# Kühlung AMD Ryzen 5 5600x



## MartinH79 (20. Dezember 2020)

Hallo Liebe Community!!!
Ich habe mir vor 3 Tagen meinen neuen PC zusammengebaut. Anmerkung ich hatte noch nie AMD deshalb frage ich.
Ich habe den AMD Ryzen 5 5600x auf einem ASrock B550M Steel Legend mit dem Alpenföhn Ben Nevis Advance Black RGB. Das Gehäuse ist das Sahrkoon TG 6 mit 7 Lüftern. Im BIOS sind die Lüfter auf Standard gestellt.
Nun, mein AMD erreicht beim Spielen von einigen Spielen(Cold War, GTA 5, Warzone) eine Temperatur von 70 bis 83°C. Die Frage ist sind diese Temperaturn vertretbar?
Anmerkung die Idle Temperatur liegt so bei 33 bis 45°C. Die Raumtemperatur beträgt zwischen 20 bis 24°C.
Die Wärmeleitpaste habe ich mit einem Kleks in die Mitte aufgetragen und sie wurde vom Anpressdruck des Kühlers verteilt oder ich hoffe zumindest .


Danke für die Antworten und noch einen Schönen Abend!!!!


----------



## Schwarzseher (20. Dezember 2020)

70 Grad sollten bei diesen Cpu`s keine Besonderheit sein unter Last.
Da die Boards auch schon ab Werk eine hohe Vcore anlegen um den Boost Takt zu erreichen.








						AMD Ryzen 5950X, 5900X, 5800X & 5600X im Test: Leistungsaufnahme und Temperatur
					

AMD Ryzen 5000 im Test: Leistungsaufnahme und Temperatur / Leistungsaufnahme von Leerlauf bis Volllast




					www.computerbase.de
				












						Zen 3: Hohe Temperaturen laut AMDs Director of Technical Marketing vom Design vorgesehen
					

AMDs neue Ryzen-5000-CPUs erreichen mitunter recht hohe Temperaturen. Das sei aber unproblematisch und bewege sich im Rahmen der Spezifikation.

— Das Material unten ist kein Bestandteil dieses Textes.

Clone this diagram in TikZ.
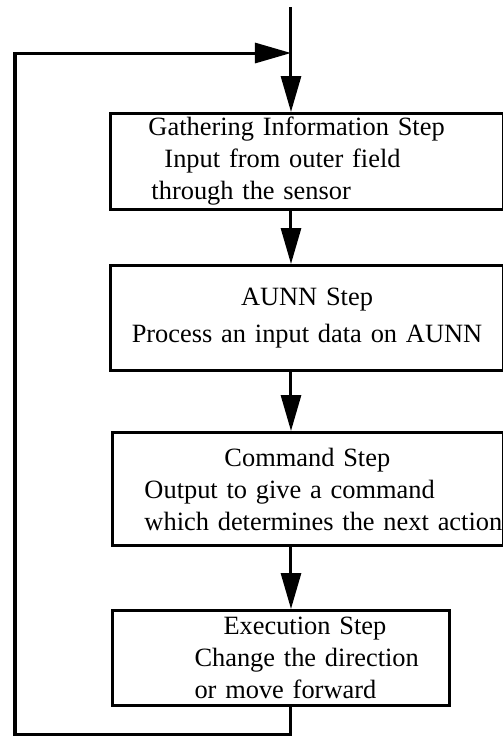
\documentclass[tikz,border=0pt]{standalone}
\usepackage{fontspec}
\setmainfont[WordSpace=0.7]{Liberation Serif}
\usetikzlibrary{arrows.meta}

\begin{document}
\begin{tikzpicture}[
    x=0.5pt, y=-0.5pt, % une unité = un pixel de l'image
    line width=1.5pt,
    % Réglages des boîtes et des flèches
    stepbox/.style={draw, rectangle, anchor=north west, inner xsep=0pt, inner ysep=0pt,
        font=\fontsize{13.2}{16}\selectfont},
    flow/.style={-{Triangle[length=18pt, width=10pt]}}
]
\useasboundingbox (0,0) rectangle (503,736);
% Colonne des flèches
\coordinate (top) at (291,7);
\coordinate (corner) at (15,734);
\coordinate (join) at (291,53);
% Les quatre étapes
\node[stepbox, minimum height=48pt, text width=196.5pt, align=left] (gather) at (109,112)
    {\hspace*{19pt}Gathering Information Step\\
     \hspace*{27pt}Input from outer field\\
     \hspace*{20.5pt}through the sensor};
\node[stepbox, minimum height=52.5pt, text width=196.5pt, align=center] (aunn) at (109,264)
    {AUNN Step\\[2.5pt]
     Process an input data on AUNN};
\node[stepbox, minimum height=56.5pt, text width=195.5pt, align=left] (command) at (111,431)
    {\hspace*{56pt}Command Step\\
     \hspace*{16pt}Output to give a command\\
     \hspace*{16pt}\mbox{which determines the next action}};
\node[stepbox, minimum height=47.5pt, text width=168.5pt, align=left] (exec) at (111,609)
    {\hspace*{55.5pt}Execution Step\\
     \hspace*{41pt}Change the direction\\
     \hspace*{41pt}or move forward};
% Flèches
\draw[flow] (top) -- (gather.north -| top);
\draw[flow] (gather.south -| top) -- (aunn.north -| top);
\draw[flow] (aunn.south -| top) -- (command.north -| top);
\draw[flow] (command.south -| top) -- (exec.north -| top);
% Retour vers le début
\draw[flow] (exec.south -| top) |- (corner) |- (join);
\end{tikzpicture}
\end{document}
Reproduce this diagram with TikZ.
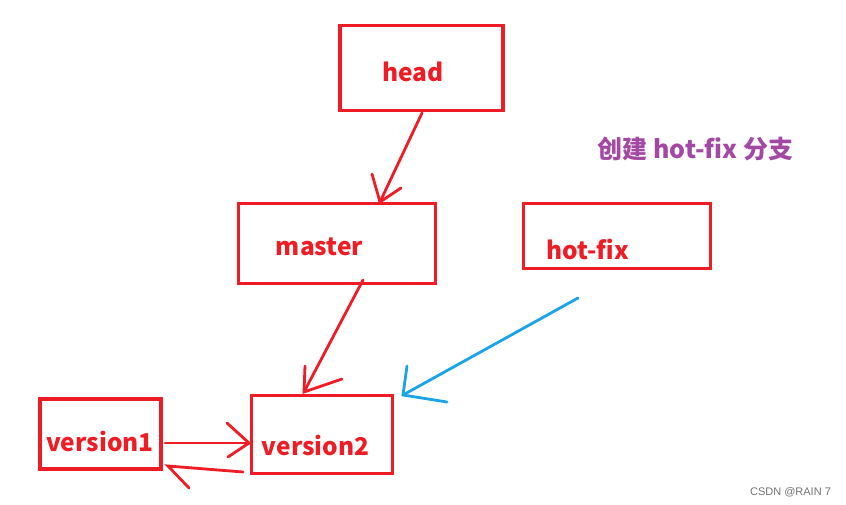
\documentclass[tikz,border=0pt]{standalone}
\usepackage{fontspec}
\setmainfont{Noto Sans CJK SC}
\newfontfamily\wmfont{Liberation Sans}
\definecolor{pred}{HTML}{EE1C25}
\definecolor{ppurple}{HTML}{A349A4}
\definecolor{pblue}{HTML}{1AA3E8}
\tikzset{
  box/.style={draw=pred, line width=3.2pt, inner sep=0pt, minimum width=#1},
  lbl/.style={text=pred, font=\fontsize{24.5}{28}\selectfont\bfseries, anchor=base, inner sep=0pt},
  redline/.style={draw=pred, line width=2.8pt, line cap=round},
  blueline/.style={draw=pblue, line width=2.8pt, line cap=round},
}
\begin{document}
\begin{tikzpicture}[x=1pt,y=-1pt]
\useasboundingbox (0,0) rectangle (846,505);
% boxes
\node[box=163pt, minimum height=85.5pt] (head) at (421.5,68) {};
\node[box=197pt, minimum height=80pt] (master) at (337,243.5) {};
\node[box=187.5pt, minimum height=65pt] (hotfix) at (617,236) {};
\node[box=121pt, minimum height=70pt] (v1) at (100.5,434) {};
\node[box=141pt, minimum height=78pt] (v2) at (322,434.5) {};
% labels
\node[lbl] (headt) at (413,82) {head};
\node[lbl] (mastert) at (319.5,255) {master};
\node[lbl] (hotfixt) at (587.5,259) {hot-fix};
\node[lbl] (v1t) at (100,451) {version1};
\node[lbl] (v2t) at (315.5,455) {version2};
\node[text=ppurple, font=\fontsize{25}{28}\selectfont\bfseries, anchor=base, inner sep=0pt] (note) at (695.5,159) {创建 hot-fix 分支};
\node[text=black!55, font=\wmfont\fontsize{11}{13}\selectfont, anchor=base, inner sep=0pt] (wm) at (790.5,495) {CSDN @RAIN 7};
% connector points
\coordinate (hmS) at (422,113);
\coordinate (hmE) at (380,202);
\coordinate (hmL) at (372,174);
\coordinate (hmR) at (401,188);
\coordinate (mvS) at (363,280);
\coordinate (mvE) at (304,392);
\coordinate (mvL) at (305,366);
\coordinate (mvR) at (342,379);
\coordinate (bS) at (578,298);
\coordinate (bE) at (403,395);
\coordinate (bL) at (407,366);
\coordinate (bR) at (447,402);
\coordinate (avS) at (165,443);
\coordinate (avE) at (249,443);
\coordinate (avU) at (227,423);
\coordinate (avD) at (228,457);
\coordinate (baS) at (243,472);
\coordinate (baE) at (168,466);
\coordinate (baD) at (189,488);
% head -> master
\draw[redline] (hmS) -- (hmE);
\draw[redline] (hmL) -- (hmE) -- (hmR);
% master -> version2
\draw[redline] (mvS) -- (mvE);
\draw[redline] (mvL) -- (mvE) -- (mvR);
% hot-fix -> version2 (blue)
\draw[blueline] (bS) -- (bE);
\draw[blueline] (bL) -- (bE) -- (bR);
% version1 -> version2
\draw[redline] (avS) -- (avE);
\draw[redline] (avU) -- (avE) -- (avD);
% version2 -> version1
\draw[redline] (baS) -- (baE) -- (baD);
\end{tikzpicture}
\end{document}
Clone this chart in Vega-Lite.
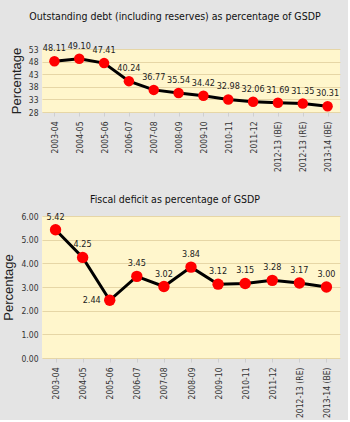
{
  "$schema": "https://vega.github.io/schema/vega-lite/v6.json",
  "background": "#e4e4e4",
  "padding": {"left": 2, "top": 12, "right": 8, "bottom": 2},
  "spacing": 22,
  "config": {
    "font": "DejaVu Sans Condensed",
    "view": {"fill": "#fff6cc", "stroke": null},
    "title": {"fontSize": 10.5, "fontWeight": "normal", "color": "#111", "font": "DejaVu Sans Condensed", "dx": -16},
    "axis": {
      "labelFont": "DejaVu Sans Condensed", "labelFontSize": 8.5, "labelColor": "#333",
      "titleFont": "Liberation Sans", "titleFontSize": 13, "titleFontWeight": "normal", "titleColor": "#222",
      "gridColor": "#e6d6a6", "domain": false, "tickColor": "#cfcfcf"
    }
  },
  "vconcat": [
    {
      "title": {"text": "Outstanding debt (including reserves) as percentage of GSDP", "offset": 19},
      "width": 298, "height": 63,
      "data": {"values": [
        {"year": "2003-04", "v": 48.11},
        {"year": "2004-05", "v": 49.10},
        {"year": "2005-06", "v": 47.41},
        {"year": "2006-07", "v": 40.24},
        {"year": "2007-08", "v": 36.77},
        {"year": "2008-09", "v": 35.54},
        {"year": "2009-10", "v": 34.42},
        {"year": "2010-11", "v": 32.98},
        {"year": "2011-12", "v": 32.06},
        {"year": "2012-13 (BE)", "v": 31.69},
        {"year": "2012-13 (RE)", "v": 31.35},
        {"year": "2013-14 (BE)", "v": 30.31}
      ]},
      "encoding": {
        "x": {"field": "year", "type": "ordinal", "sort": null, "scale": {"paddingInner": 1, "paddingOuter": 0.5},
              "axis": {"title": null, "labelAngle": -90, "grid": false, "ticks": true, "tickSize": 4, "labelPadding": 5}},
        "y": {"field": "v", "type": "quantitative", "scale": {"domain": [28, 53], "nice": false, "zero": false},
              "axis": {"title": "Percentage", "values": [28, 33, 38, 43, 48, 53], "ticks": false, "labelPadding": 4, "titlePadding": 5}}
      },
      "layer": [
        {"mark": {"type": "line", "color": "#000", "strokeWidth": 3}},
        {"mark": {"type": "point", "filled": true, "color": "#ff0000", "opacity": 1, "size": 110}},
        {"mark": {"type": "text", "dy": -13, "fontSize": 9, "color": "#222"}, "encoding": {"text": {"field": "v", "format": ".2f"}}}
      ]
    },
    {
      "title": {"text": "Fiscal deficit as percentage of GSDP", "offset": 7},
      "width": 298, "height": 142,
      "data": {"values": [
        {"year": "2003-04", "v": 5.42},
        {"year": "2004-05", "v": 4.25},
        {"year": "2005-06", "v": 2.44},
        {"year": "2006-07", "v": 3.45},
        {"year": "2007-08", "v": 3.02},
        {"year": "2008-09", "v": 3.84},
        {"year": "2009-10", "v": 3.12},
        {"year": "2010-11", "v": 3.15},
        {"year": "2011-12", "v": 3.28},
        {"year": "2012-13 (RE)", "v": 3.17},
        {"year": "2013-14 (BE)", "v": 3.00}
      ]},
      "encoding": {
        "x": {"field": "year", "type": "ordinal", "sort": null, "scale": {"paddingInner": 1, "paddingOuter": 0.55},
              "axis": {"title": null, "labelAngle": -90, "grid": false, "ticks": true, "tickSize": 4, "labelPadding": 5}},
        "y": {"field": "v", "type": "quantitative", "scale": {"domain": [0, 6], "nice": false},
              "axis": {"title": "Percentage", "values": [0, 1, 2, 3, 4, 5, 6], "format": ".2f", "ticks": false, "labelPadding": 4, "titlePadding": 5}}
      },
      "layer": [
        {"mark": {"type": "line", "color": "#000", "strokeWidth": 3}},
        {"mark": {"type": "point", "filled": true, "color": "#ff0000", "opacity": 1, "size": 130}},
        {"transform": [{"filter": "datum.year != '2005-06'"}],
         "mark": {"type": "text", "dy": -13, "fontSize": 9, "color": "#222"}, "encoding": {"text": {"field": "v", "format": ".2f"}}},
        {"transform": [{"filter": "datum.year == '2005-06'"}],
         "mark": {"type": "text", "dx": -9, "align": "right", "fontSize": 9, "color": "#222"}, "encoding": {"text": {"field": "v", "format": ".2f"}}}
      ]
    }
  ]
}
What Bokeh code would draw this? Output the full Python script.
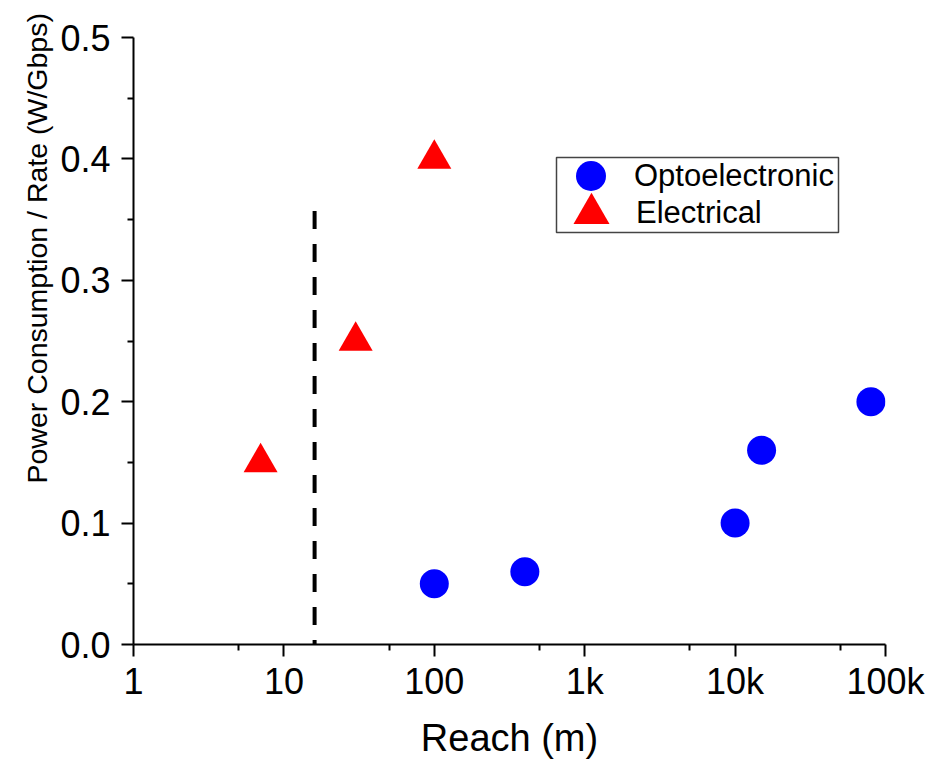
from bokeh.plotting import figure
from bokeh.models import (Range1d, FixedTicker, CustomJSTickFormatter, PrintfTickFormatter,
                          Legend, LegendItem, Title, BoxAnnotation)
from bokeh.embed import file_html
from bokeh.resources import INLINE

# ---- data ----
opto_reach = [100, 400, 10000, 15000, 80000]
opto_power = [0.05, 0.06, 0.10, 0.16, 0.20]
elec_reach = [7, 30, 100]
elec_power = [0.15, 0.25, 0.40]
divider_reach = [16, 16]
divider_power = [0.357, 0.0]

x_ticks = [1, 10, 100, 1000, 10000, 100000]
x_tick_labels = ["1", "10", "100", "1k", "10k", "100k"]
x_minor_ticks = [5, 50, 500, 5000, 50000]
y_ticks = [0.0, 0.1, 0.2, 0.3, 0.4, 0.5]
y_minor_ticks = [0.05, 0.15, 0.25, 0.35, 0.45]

FONT = "Liberation Sans"

p = figure(width=930, height=761, x_axis_type="log",
           x_range=Range1d(1, 100000), y_range=Range1d(0, 0.5),
           output_backend="svg", toolbar_location=None,
           min_border_left=133, min_border_right=45,
           min_border_top=37, min_border_bottom=117)
p.outline_line_color = None
p.xgrid.visible = False
p.ygrid.visible = False
p.background_fill_color = "white"
p.border_fill_color = "white"

# divider line
p.line(divider_reach, divider_power, line_color="black", line_width=4, line_dash="18 15")

r_opto = p.scatter(opto_reach, opto_power, marker="circle", size=29,
                   fill_color="#0000FF", line_color=None)
r_elec = p.scatter(elec_reach, elec_power, marker="triangle", size=34,
                   fill_color="#FF0000", line_color=None)

# axes
for ax in (p.xaxis[0], p.yaxis[0]):
    ax.axis_line_width = 2
    ax.axis_line_color = "black"
    ax.major_tick_line_width = 2
    ax.minor_tick_line_width = 2
    ax.major_tick_in = 0
    ax.major_tick_out = 12
    ax.minor_tick_in = 0
    ax.minor_tick_out = 6
    ax.major_label_text_font = FONT
    ax.major_label_text_font_size = "36px"
    ax.major_label_text_color = "black"

p.xaxis.ticker = FixedTicker(ticks=x_ticks, minor_ticks=x_minor_ticks)
p.xaxis.formatter = CustomJSTickFormatter(
    args=dict(vals=x_ticks, labels=x_tick_labels),
    code="""
    const i = vals.findIndex(v => Math.abs(v - tick) < 1e-6 * v);
    return i >= 0 ? labels[i] : "";
    """)
p.xaxis.major_label_standoff = 4
p.xaxis.axis_label = "Reach (m)"
p.xaxis.axis_label_text_font = FONT
p.xaxis.axis_label_text_font_size = "38px"
p.xaxis.axis_label_text_font_style = "normal"
p.xaxis.axis_label_text_color = "black"
p.xaxis.axis_label_standoff = 12

p.yaxis.ticker = FixedTicker(ticks=y_ticks, minor_ticks=y_minor_ticks)
p.yaxis.formatter = PrintfTickFormatter(format="%.1f")
p.yaxis.major_label_standoff = 11

# y-axis title, placed like the reference (starts low, not centred on the frame)
p.add_layout(Title(text="Power Consumption / Rate (W/Gbps)", align="left", offset=161,
                   text_font=FONT, text_font_size="28.5px",
                   text_font_style="normal", text_color="black", standoff=10), "left")

# legend frame
p.add_layout(BoxAnnotation(left=423, right=705, top=487, bottom=412,
                           left_units="screen", right_units="screen",
                           top_units="screen", bottom_units="screen",
                           fill_color="white", fill_alpha=1.0,
                           line_color="#444444", line_width=1.5, line_alpha=1.0))

common = dict(padding=0, border_line_color=None, background_fill_alpha=0,
              label_text_font=FONT, label_text_font_size="31px", label_text_color="black")
leg_opto = Legend(items=[LegendItem(label="Optoelectronic", renderers=[r_opto])],
                  location=(420, 431), glyph_height=75, glyph_width=75,
                  label_standoff=6, **common)
leg_elec = Legend(items=[LegendItem(label="Electrical", renderers=[r_elec])],
                  location=(413, 386), glyph_height=90, glyph_width=90,
                  label_standoff=0, **common)
p.add_layout(leg_opto)
p.add_layout(leg_elec)

open("out.html", "w").write(file_html(p, INLINE))
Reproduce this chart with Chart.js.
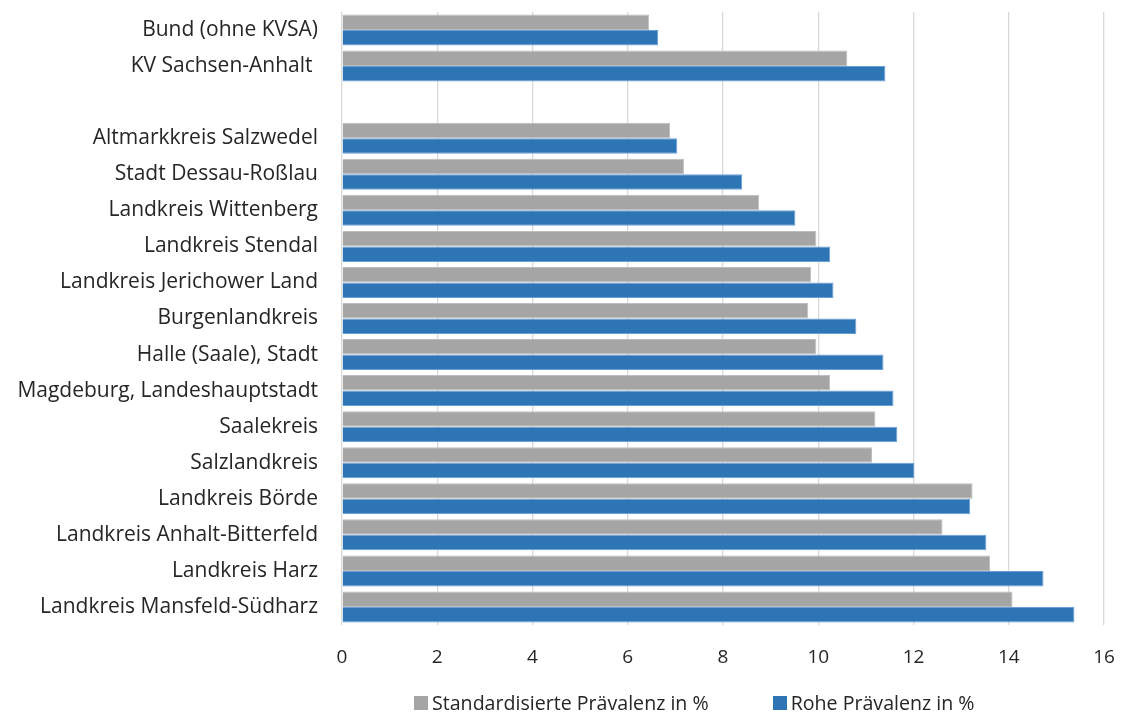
<!DOCTYPE html>
<html>
<head>
<meta charset="utf-8">
<script src="https://cdn.jsdelivr.net/npm/chart.js@4/dist/chart.umd.min.js"></script>
<style>
    html, body { margin: 0; padding: 0; background: #fff; }
    #wrap { position: relative; width: 1123px; height: 713px; }
    #legend {
        position: absolute; left: 414px; top: 689px;
        display: flex; align-items: center;
        font-family: 'Open Sans', sans-serif; font-size: 19.6px; color: #262626;
    }
    #legend .item { display: flex; align-items: center; margin-right: 64px; }
    #legend .box { width: 14px; height: 14px; margin-right: 4px; }
</style>
</head>
<body>
<div id="wrap">
    <canvas id="prevChart" width="1123" height="713"></canvas>
    <div id="legend"></div>
</div>
<script>
// Regionen (leerer Eintrag = Abstand zwischen KV-Werten und Kreisen)
const regions = [
    "Bund (ohne KVSA)",
    "KV Sachsen-Anhalt ",
    "",
    "Altmarkkreis Salzwedel",
    "Stadt Dessau-Roßlau",
    "Landkreis Wittenberg",
    "Landkreis Stendal",
    "Landkreis Jerichower Land",
    "Burgenlandkreis",
    "Halle (Saale), Stadt",
    "Magdeburg, Landeshauptstadt",
    "Saalekreis",
    "Salzlandkreis",
    "Landkreis Börde",
    "Landkreis Anhalt-Bitterfeld",
    "Landkreis Harz",
    "Landkreis Mansfeld-Südharz"
];

const standardised = [6.45, 10.61, null, 6.89, 7.18, 8.76, 9.96, 9.85, 9.79, 9.96, 10.25, 11.20, 11.13, 13.24, 12.61, 13.61, 14.08];
const crude = [6.64, 11.41, null, 7.04, 8.40, 9.52, 10.25, 10.32, 10.80, 11.37, 11.58, 11.66, 12.02, 13.19, 13.53, 14.73, 15.38];

const seriesNames = ["Standardisierte Prävalenz in %", "Rohe Prävalenz in %"];
const seriesColors = ["#a5a5a5", "#2e75b6"];
const xTicks = [0, 2, 4, 6, 8, 10, 12, 14, 16];

const fontFamily = "'Open Sans', sans-serif";

const ctx = document.getElementById('prevChart');

let prevChart = new Chart(ctx, {
    type: 'bar',
    data: {
        labels: regions,
        datasets: [{
            label: seriesNames[0],
            data: standardised,
            backgroundColor: seriesColors[0],
            borderColor: "#bdbdbd",
            borderWidth: 1,
            barPercentage: 1,
            categoryPercentage: 0.86
        }, {
            label: seriesNames[1],
            data: crude,
            backgroundColor: seriesColors[1],
            borderColor: "#6a9fd6",
            borderWidth: 1,
            barPercentage: 1,
            categoryPercentage: 0.86
        }]
    },
    options: {
        indexAxis: 'y',
        responsive: false,
        animation: false,
        layout: {
            padding: { top: 12, right: 19, left: 0, bottom: 0 }
        },
        scales: {
            x: {
                min: 0,
                max: 16,
                afterBuildTicks: function (scale) {
                    scale.ticks = xTicks.map(v => ({ value: v }));
                },
                afterFit: function (scale) {
                    scale.height = 88;
                    scale.paddingLeft = 0;
                    scale.paddingRight = 0;
                },
                grid: {
                    color: "#d9d9d9",
                    lineWidth: 1.3,
                    drawTicks: false
                },
                border: { display: false },
                ticks: {
                    padding: 21,
                    color: "#262626",
                    font: { family: fontFamily, size: 19 }
                }
            },
            y: {
                grid: { display: false },
                border: { display: false },
                afterFit: function (scale) {
                    scale.width = 342;
                    scale.paddingTop = 0;
                    scale.paddingBottom = 0;
                },
                ticks: {
                    padding: 16,
                    color: "#262626",
                    autoSkip: false,
                    font: { family: fontFamily, size: 21 }
                }
            }
        },
        plugins: {
            legend: { display: false },
            tooltip: { enabled: false }
        }
    }
});

// simple HTML legend from the datasets
let legendEl = document.getElementById('legend');
prevChart.data.datasets.forEach(function (ds) {
    let item = document.createElement('div');
    item.className = 'item';
    let box = document.createElement('span');
    box.className = 'box';
    box.style.background = ds.backgroundColor;
    item.appendChild(box);
    item.appendChild(document.createTextNode(ds.label));
    legendEl.appendChild(item);
});
</script>
</body>
</html>
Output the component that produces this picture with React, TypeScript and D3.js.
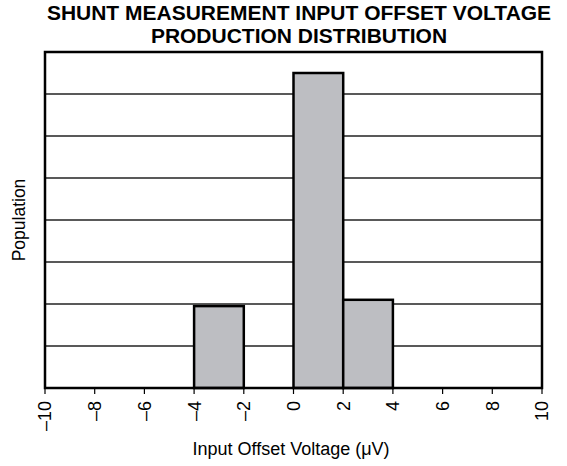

					www.pcgameshardware.de
				




Man könnte halt versuchen zu undervolten,was die Temperatur senkt und auch die Lautstärke








						AMD Ryzen 5000: AGESA soll Overclocking und Undervolting verbessern
					

AMD hat über das Overclocking und Undervolting von Zen-3-CPUs der Ryzen-5000-Serie gesprochen und will mit weiteren AGESA-Updates nachlegen.




					www.computerbase.de
				












						AMD-Prozessoren Ryzen 5000: Adaptives Undervolting-Tool kommt per BIOS-Update
					

Anstelle eines generellen Offsets tritt beim Precision Boost Overdrive 2 eine angepasste Spannungskurve, die sich dem Taktverhalten anpasst.




					www.heise.de


----------



## MartinH79 (20. Dezember 2020)

Schwarzseher schrieb:


> 70 Grad sollten bei diesen Cpu`s keine Besonderheit sein unter Last.
> Da die Boards auch schon ab Werk eine hohe Vcore anlegen um den Boost Takt zu erreichen.
> 
> 
> ...


Mit der Lautstärke habe ich kein Problem, nur ich hatte noch nie eine AMD CPU und mein "alter" Intel ist nie über die 70°C grenze rausgegangen. So hat es mich ein wenig gewunderte, dass die CPU natürlich abhängig vom Spiel 70°C bis 83°C erreicht.


----------



## Schwarzseher (20. Dezember 2020)

Kann natürlich sein das man mit einem etwas potenteren Kühler die Temps noch etwas niedriger bekommt.
Brocken 3 oder Dark Rock 4 /Pro usw.
Die stärken CPUs oberhalb vom 5800x sind da sogar etwas besser aufgestellt weil die 2 CPU Dies verbaut haben statt  1


----------



## Mario2002 (20. Dezember 2020)

Also mein 5600X erreicht z.B. in Cyberpunk 2077 maximal 65 Grad mit einem Thermalright True Spirit 140 Power.
Ich würde dir Raten einen potenteren Kühler zu kaufen. Der Ben Nevis ist etwas zu schwach, würde ich mal behaupten.
Sowas zum Beispiel.








						Alpenföhn Brocken 3 ab € 39,94 (2023) | Preisvergleich Geizhals Deutschland
					

✔ Preisvergleich für Alpenföhn Brocken 3 ✔ Bewertungen ✔ Produktinfo ⇒ Bauart: Tower-Kühler • Abmessungen mit Lüfter: 146x165x125mm (BxHxT) • Lüfter: 1x 140x140x25mm, 400-1050r… ✔ CPU-Kühler ✔ Testberichte ✔ Günstig kaufen




					geizhals.de
				



Bringt schon noch einige Grad niedrige Temps.


----------



## facehugger (20. Dezember 2020)

Probier`s erstmal mit undervolting, ehe du nochmal Geld in die Hand nimmst. Zudem sind hohe Temps bei Ryzen kein Thema, erst ab über 90°C brauchst du dir Gedanken machen...

Gruß


----------



## buggs001 (20. Dezember 2020)

Oder du überprüfst nochmal die Verteilung von der WLP.
Ich verteile die immer gleichmässig auf der CPU.
Einen Klecks in der Mitte und hoffen das sich die WLP ordentlich verteilt, wäre für mich nichts.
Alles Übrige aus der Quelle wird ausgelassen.